Nawet o 5 proc. drożały w piątek akcje 11 bit studios po tym, jak spółka podała termin premiery gry „Frostpunk". Pojawi się ona na rynku 24 kwietnia, a więc później, niż zapowiadano. Według pierwotnych planów miała ukazać się jeszcze w 2017 r., a potem termin przesunięto na I kwartał 2018 r. i jeszcze kilka dni temu spółka go potwierdzała.

Prezes Grzegorz Miechowski wyjaśniał w piątek, że dodatkowy czas jest firmie potrzebny na ostateczne szlify i stworzenie gry, która – według zarządu – jest najlepszym tytułem w historii 11 bit studios.

Grę, w wersji cyfrowej, będzie można nabyć za pośrednictwem platform Steam, GOG, Humble Bundle i innych w cenach 109,99 PLN lub 29,99 USD. Tyle samo na polskim rynku kosztować będzie wersja pudełkowa „Frostpunka", wydana we współpracy z firmą Cenega.

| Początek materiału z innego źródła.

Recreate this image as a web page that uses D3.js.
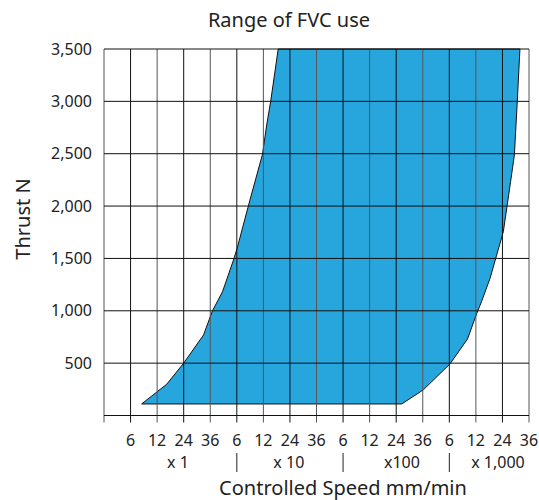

Warto odnotować, że niektórzy eksperci już wcześniej zakładali przesunięcie terminu premiery. DM BOŚ w ostatniej rekomendacji dla 11 bit studios zwracał uwagę, że firma Paradox Interactive 15 marca wyda strategiczną grę typu city builder, Surviving Mars i analitycy spodziewali się, że 11 bit studios może chcieć wypuścić swoją produkcję przynajmniej miesiąc później. Dlatego uwzględnili w swoim modelu przeniesienie premiery „Frostpunka" na II kwartał i równocześnie opóźnienie „Projektu 8" na IV kwartał 2020 r. (zamiast I kwartału 2020 r.). 11 bit studios nie ujawnia spodziewanej sprzedaży „Frostpunka". Natomiast DM BOŚ zakłada wolumen w wersji na PC w wysokości 760 tys. sztuk, a na konsole rzędu 250 tys. w ciągu 12 miesięcy.

11 bit studios działa na rynku gier od 2010 r. Wiosną 2011 r. wypuścił na rynek swój pierwszy tytuł z serii „Anomaly". W listopadzie 2014 r. zadebiutował „This War of Mine" w wersji na pecety. W styczniu 2016 r. na rynek trafiły wersje tej gry na konsole PS4 i Xbox One. Tytuł okazał się hitem i nadal napędza wyniki finansowe spółki. Jej kapitalizacja sięga 500 mln zł. W piątek po południu za akcję trzeba było zapłacić ponad 218 zł.